In conjunction with the start of the French Open, Tennis Channel Plus gave tennis fans additional access to the Roland Garros action with an eight-day multi-court mosaic that has over 70 live matches available. Throughout the year, users have access to content that’s not available anywhere else – not even on Tennis Channel. Programming offered on Tennis Channel Plus for subscribers includes 300 live matches from close to 40 tournaments around the world, including ATP 250 and WTA International events as well as exclusive Davis Cup and Fed Cup coverage.

In addition to live highlight clips from these tournaments, users can watch thousands of hours of on-demand matches, both recent and classic.

Besides live, recent and classic match content, subscribers can tune into Tennis Channel original programming.

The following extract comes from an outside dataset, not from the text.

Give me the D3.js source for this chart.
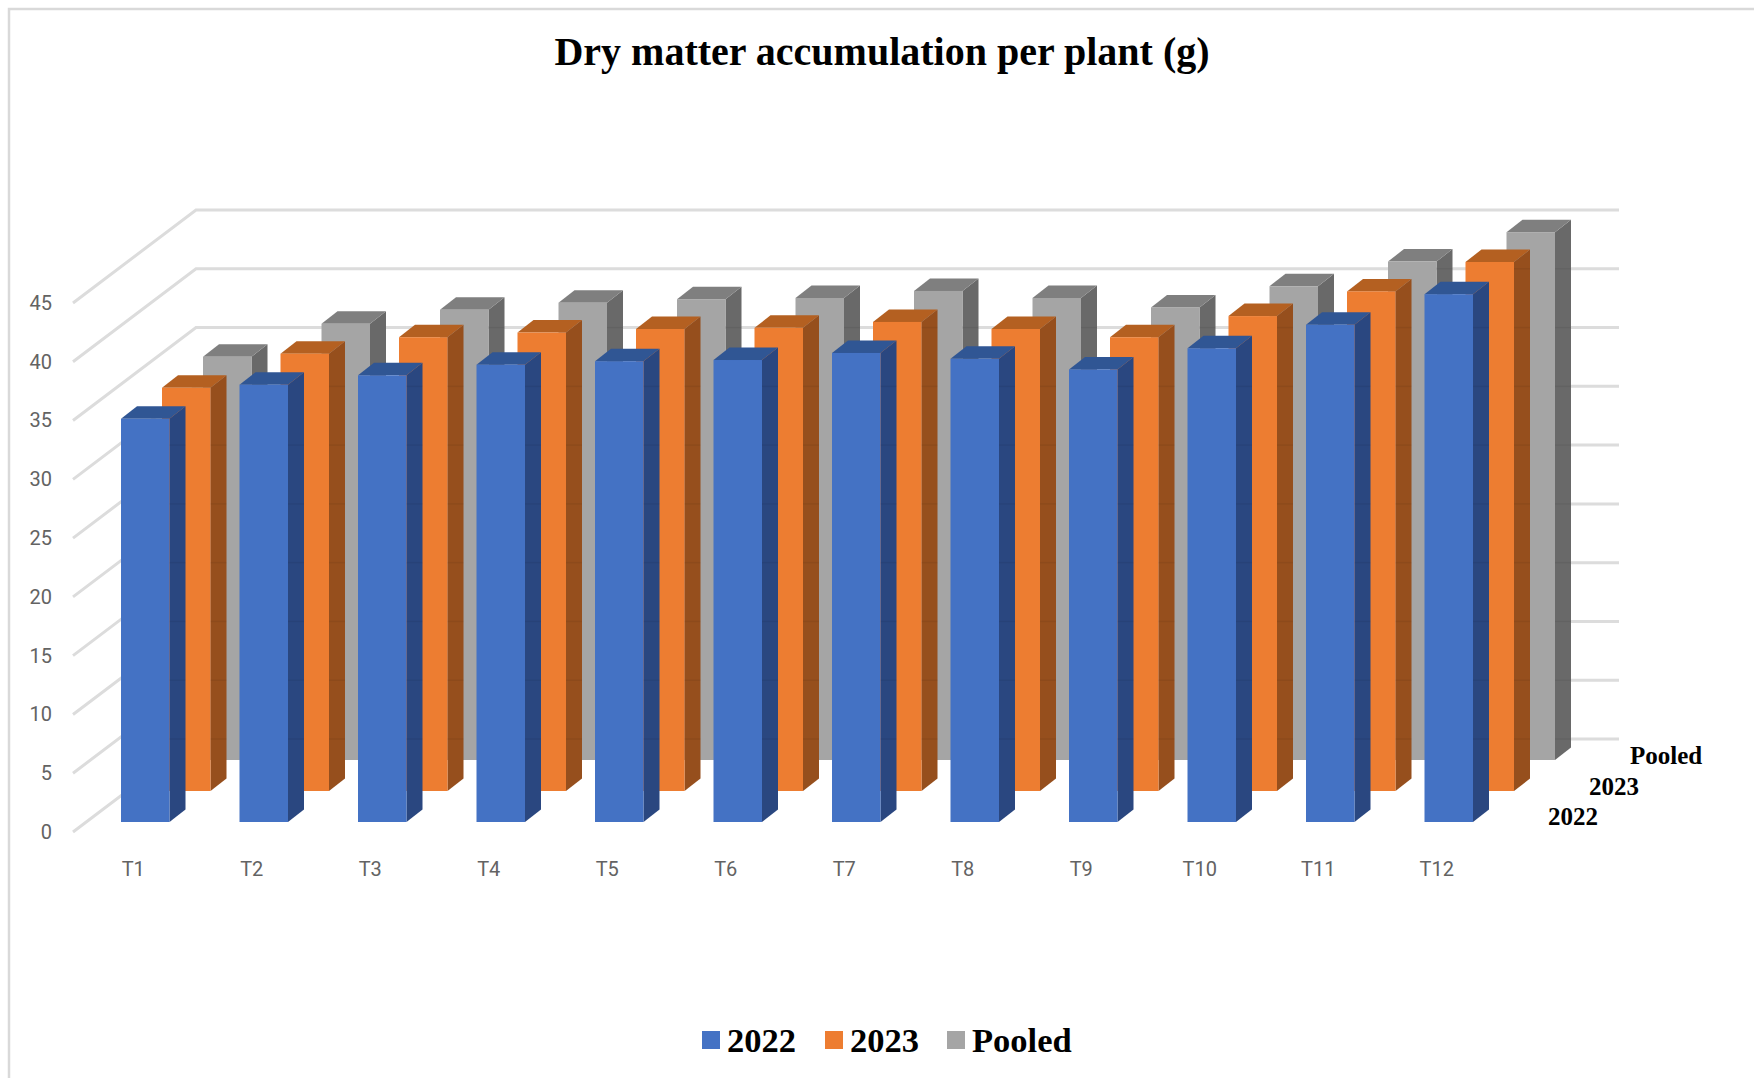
<!DOCTYPE html>
<html>
<head>
<meta charset="utf-8">
<script src="https://cdn.jsdelivr.net/npm/d3@7"></script>
<style>
  body { margin: 0; background: #fff; }
  text { font-family: "Liberation Serif", serif; }
  .axis text { font-family: Roboto, sans-serif; font-size: 20px; fill: #636363; }
  .axis path, .axis line { display: none; }
</style>
</head>
<body>
<div id="chart"></div>
<script>
// Values
const categories = ["T1", "T2", "T3", "T4", "T5", "T6", "T7", "T8", "T9", "T10", "T11", "T12"];
const seriesNames = ["2022", "2023", "Pooled"];
const values2022 = [34.3, 37.2, 38.0, 38.9, 39.2, 39.3, 39.9, 39.4, 38.5, 40.3, 42.3, 44.9];
const values2023 = [34.3, 37.2, 38.6, 39.0, 39.3, 39.4, 39.9, 39.3, 38.6, 40.4, 42.5, 45.0];
const valuesPooled = [34.3, 37.1, 38.3, 38.9, 39.2, 39.3, 39.9, 39.3, 38.5, 40.3, 42.4, 44.9];
const ticks = [0, 5, 10, 15, 20, 25, 30, 35, 40, 45];

// Chart settings
const width = 1754, height = 1078;
const floorLeft = 73, floorRight = 1619;   // front end of the wall lines, end of the back lines
const frontZero = 832, frontTop = 303;     // y of 0 and 45 at the front end of the wall lines
const wallDx = 123, wallDy = -93;          // how far the side wall runs back
const barLeft = 121, barBase = 822, barStep = 118.5, barWidth = 48.5;
const sideDx = 16, sideDy = -12.5;         // depth of a single bar
const colors = {
  "2022":   { front: "#4472c4", top: "#305694", side: "#2a4780" },
  "2023":   { front: "#ed7d31", top: "#b46021", side: "#964f1d" },
  "Pooled": { front: "#a5a5a5", top: "#7f7f7f", side: "#696969" }
};
const seriesValues = { "2022": values2022, "2023": values2023, "Pooled": valuesPooled };

// Scales
const yFront = d3.scaleLinear().domain([0, 45]).range([frontZero, frontTop]);
const barHeight = d3.scaleLinear().domain([0, 45]).range([0, frontZero - frontTop]);
const x = d3.scaleBand().domain(categories)
  .range([barLeft, barLeft + barStep * (categories.length - 1) + barWidth])
  .paddingInner(1 - barWidth / barStep).paddingOuter(0).align(0);
const depthX = d3.scalePoint().domain(seriesNames).range([0, 82]);
const depthY = d3.scalePoint().domain(seriesNames).range([0, -62]);

const svg = d3.select("#chart").append("svg")
  .attr("width", width).attr("height", height)
  .style("display", "block");

// Outer border, only top and left show in the picture
svg.append("path")
  .attr("d", "M9," + height + "V9H" + width)
  .attr("fill", "none").attr("stroke", "#d9d9d9").attr("stroke-width", 2.5);

svg.append("text")
  .attr("x", 882).attr("y", 65)
  .attr("text-anchor", "middle")
  .attr("font-size", 40).attr("font-weight", "bold")
  .text("Dry matter accumulation per plant (g)");

// Gridlines: side wall and back wall
const grid = svg.append("g").attr("fill", "none").attr("stroke", "#dcdcdc").attr("stroke-width", 3);
grid.selectAll("path").data(ticks).join("path")
  .attr("d", d => "M" + floorLeft + "," + yFront(d) +
    "L" + (floorLeft + wallDx) + "," + (yFront(d) + wallDy) + "H" + floorRight);

// Bars, back row first so the front rows cover them
const poly = pts => "M" + pts.map(p => p.join(",")).join("L") + "Z";
[...seriesNames].reverse().forEach(name => {
  const c = colors[name];
  const dx = depthX(name), base = barBase + depthY(name);
  const row = svg.append("g").attr("class", "row");
  const bars = row.selectAll("g").data(categories.map((t, i) => ({ t: t, v: seriesValues[name][i] })))
    .join("g");
  const left = d => x(d.t) + dx;
  const right = d => x(d.t) + x.bandwidth() + dx;
  const top = d => base - barHeight(d.v);

  bars.append("path").attr("fill", c.side).attr("d", d => poly([
    [right(d), base], [right(d) + sideDx, base + sideDy],
    [right(d) + sideDx, top(d) + sideDy], [right(d), top(d)]
  ]));
  bars.append("path").attr("fill", c.top).attr("d", d => poly([
    [left(d), top(d)], [left(d) + sideDx, top(d) + sideDy],
    [right(d) + sideDx, top(d) + sideDy], [right(d), top(d)]
  ]));
  bars.append("rect").attr("fill", c.front)
    .attr("x", left).attr("y", top)
    .attr("width", x.bandwidth()).attr("height", d => barHeight(d.v));

  // faint seams on the side faces, level with the back gridlines
  bars.each(function(d) {
    const seamYs = ticks.map(t => yFront(t) + wallDy)
      .filter(y => y > top(d) + 4 && y < base + sideDy);
    d3.select(this).selectAll("line").data(seamYs).join("line")
      .attr("x1", right(d)).attr("x2", right(d) + sideDx)
      .attr("y1", s => s).attr("y2", s => s)
      .attr("stroke", "#000").attr("stroke-opacity", 0.06).attr("stroke-width", 1.5);
  });
});

// Axes
svg.append("g").attr("class", "axis")
  .attr("transform", "translate(52,0)")
  .call(d3.axisLeft(yFront).tickValues(ticks).tickSize(0).tickPadding(0))
  .call(g => g.select(".domain").remove());

svg.append("g").attr("class", "axis")
  .attr("transform", "translate(0,862)")
  .call(d3.axisBottom(x).tickSize(0).tickPadding(0))
  .call(g => g.select(".domain").remove())
  .selectAll("text")
  .attr("text-anchor", "middle")
  .attr("x", -12);

// Depth axis names
const depthLabelX = d3.scalePoint().domain(seriesNames).range([1548, 1630]);
const depthLabelY = d3.scalePoint().domain(seriesNames).range([825, 764]);
svg.append("g").selectAll("text").data(seriesNames).join("text")
  .attr("x", d => depthLabelX(d)).attr("y", d => depthLabelY(d))
  .attr("font-size", 25).attr("font-weight", "bold")
  .text(d => d);

// Legend
const legendSwatchX = [702, 825, 947];
const legend = svg.append("g").selectAll("g").data(seriesNames).join("g")
  .attr("transform", (d, i) => "translate(" + legendSwatchX[i] + ",1031)");
legend.append("rect").attr("width", 18).attr("height", 18)
  .attr("fill", d => colors[d].front);
legend.append("text")
  .attr("x", 25).attr("y", 21)
  .attr("font-size", 34.5).attr("font-weight", "bold")
  .text(d => d);
</script>
</body>
</html>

Archived episodes of current series – Tour Guide and Tennis Channel Academy – classic episodes of earlier shows such as Center Court with Chris Myers as well as viewer-favorites Bag Check and Court Report will be available all year-round.

The service is $59.99 for the season and complements what is already on the network’s air for users while simultaneously creating a new distribution model for affiliating operators. This new hybrid model gives the network’s Tennis Channel Everywhere distribution partners the chance to become profit participants in the network’s digital subscription service without any upfront costs or linear-channel commitment.

“Tennis Channel has created the first TV Everywhere and digital subscription service in one app to not only keep up with fans’ desire to see more tennis more of the time but to also enhance their viewing experience with tennis – a sport that is constant, with overlapping matches in international time zones,” said Adam Ware, senior vice president, head of digital media, Tennis Channel. “This service not only allows fans to access their Tennis Channel subscription through authenticated TV Everywhere but also purchase additional premium programming on an a la carte basis, in which our affiliates are profit participants. We believe we’ve created a new business model for this evolving sports-media ecosystem.”

The network launched the Tennis Channel Everywhere app – free to all Apple and Android users – on opening day of last year’s French Open, and saw it surge to the top three in all sports-app downloads within days of its introduction. Beginning with the first day of US Open play in August, the network unveiled a TV Everywhere function for authenticated network subscribers. In just one year since the launch of the Tennis Channel Everywhere app, 75% of the network’s subscriber base can access TV Everywhere through the app. Tennis Channel is in talks with other operators to get 100% of its viewers access to TV Everywhere.

RBR-TVBR observation: Seems like a good revenue model for MVPDs carrying the channel. TV Everywhere is where viewing is heading for all networks, but the MVPDs have to have a profit incentive to sign on the dotted line. Some have criticized TV Everywhere as extending the existing reach of MVPDs to the internet so it can curtail cord cutters dropping service in favor of terrestrial Internet VOD services.

TV Everywhere systems utilize accounts provided by a user’s respective MVPD provider—which are used to verify whether the user is a subscriber to a particular channel, allowing access to the content. If this model is currently the only way to head to a 24/7 streaming of network programming—so be it, for now. But the new TV set is the smartphone and tablet. If networks want their ratings to increase, programming needs to be available everywhere these devices can be carried—on-demand and live.